En général, la personne est d’abord contrôlée, arrêtée, placée en garde à vue puis en rétention administrative. Après quarante-huit heures de rétention, l’étranger entravé passe une première fois devant le juge des libertés et de la détention (JLD), qui statue sur la validité de la procédure d’arrestation, de garde à vue et de mise en rétention. Au regard de la conformité de la procédure, il lui signifiera le prolongement de sa rétention pour quinze jours, son assignation à résidence ou sa libération. Si au terme des quinze jours l’expulsion n’a pu avoir lieu, il devra repasser devant le JLD qui généralement reconduit la rétention pour une durée de quinze jours supplémentaires. Au terme de cette période, s’il n’est toujours pas expulsé, il est libéré.

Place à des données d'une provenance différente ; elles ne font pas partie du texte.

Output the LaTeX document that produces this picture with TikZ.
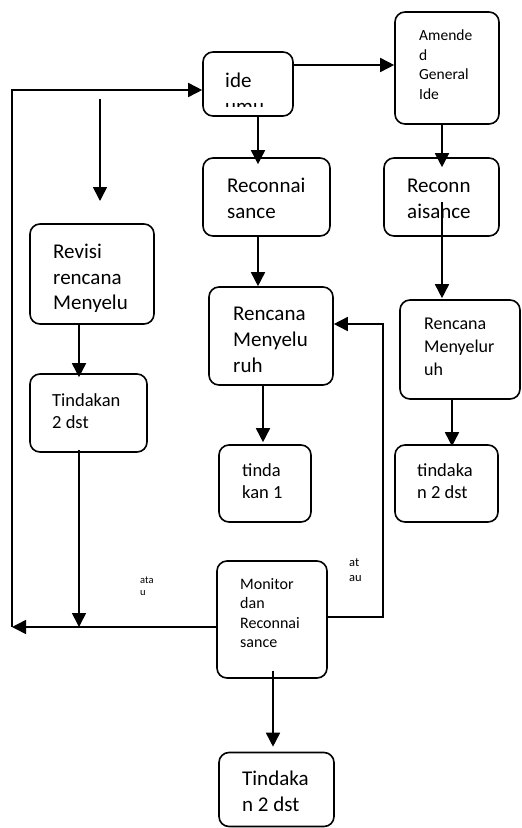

Le passage devant le consul pour les retenus sans passeport en cours de validité (la grande majorité) est une autre étape importante. Le consul se déplace au centre ou reçoit les retenus au consulat. Il doit les reconnaître comme ressortissants de son pays et leur délivrer un laissez-passer. Sans passeport ni laissez-passer, l’administration ne peut procéder à l’expulsion. De nombreux retenus dissimulent leur nationalité. L’administration les mène de consulat en consulat jusqu’à en trouver un qui voudra bien les reconnaître. Beaucoup de retenus échappent aux expulsions par ce biais.